May 2017 - Health economic evaluations
On Wednesday May 24th, Professor Chris Bojke (Faculty of Medicine and Health, University of Leeds) visited Groningen to talk about his latest research: "New insights into health economic evaluations of medical technologies". The seminar was organised by Centre of Expertise Healthwise and the signature area Individual Health & The Economic Environment.
About Chris Bojke
Chris Bojke is an empirical health economist, specialised in the analysis of large and complex datasets for the purpose of making policy decisions on cost-effectiveness models.
Recent research includes:
- Quality-adjusted measurement of NHS productivity over time.
- Estimation of top-up payments for reimbursement of highly specialised treatment.
- The impact of NHS medical revalidation on the quality and quantity of consultant output and variation in patient reported outcomes across hospitals and their relationship to cost.
Chris is Chair in Health Economics at the Faculty of Medicine and Health, University of Leeds. He has a PhD in Economics from the University of Groningen and an MSc in Statistics from the University of Newcastle. Outside health economics, Chris maintains an interest in sports and education economics.
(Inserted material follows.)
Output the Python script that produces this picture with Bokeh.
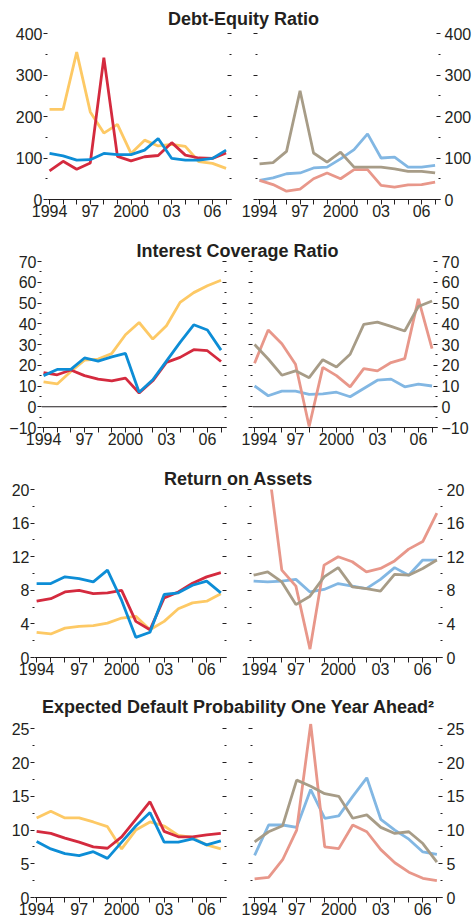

Explicit Population Averaging in Cohort Models of Economic Evaluation of Health Technologies
Health-economic evaluation of new medical technologies typically use non-linear statistical techniques, such as parametric survival analysis, to populate cohort models. The objective of such an evaluation is to help decision makers identify whether provision of the new technology to a population of eligible patients is likely to produce an overall net increase in the total Health-Related Quality of Life. Accommodating heterogeneity within the patient population has largely been restricted to the a priori identification of specific subgroups of patients for whom the economic arguments might be expected to systematically differ.
However, fundamental features of non-linear models are: that the omission of relevant heterogeneity in the regression models can lead to biased results in population models and that, even with unbiased results, the expectation of an average population member is not the average of the expectations across a heterogeneous population. In both cases, without explicitly incorporating the heterogeneity across the population, model output may ultimately present a misleading picture to decision makers.
Chris' presentation will highlight the potential dangers of ignoring heterogeneity and identify potential solutions to the issue of accommodating observed and unobserved heterogeneity in cohort models without having to resort to computational expensive individual patient simulation.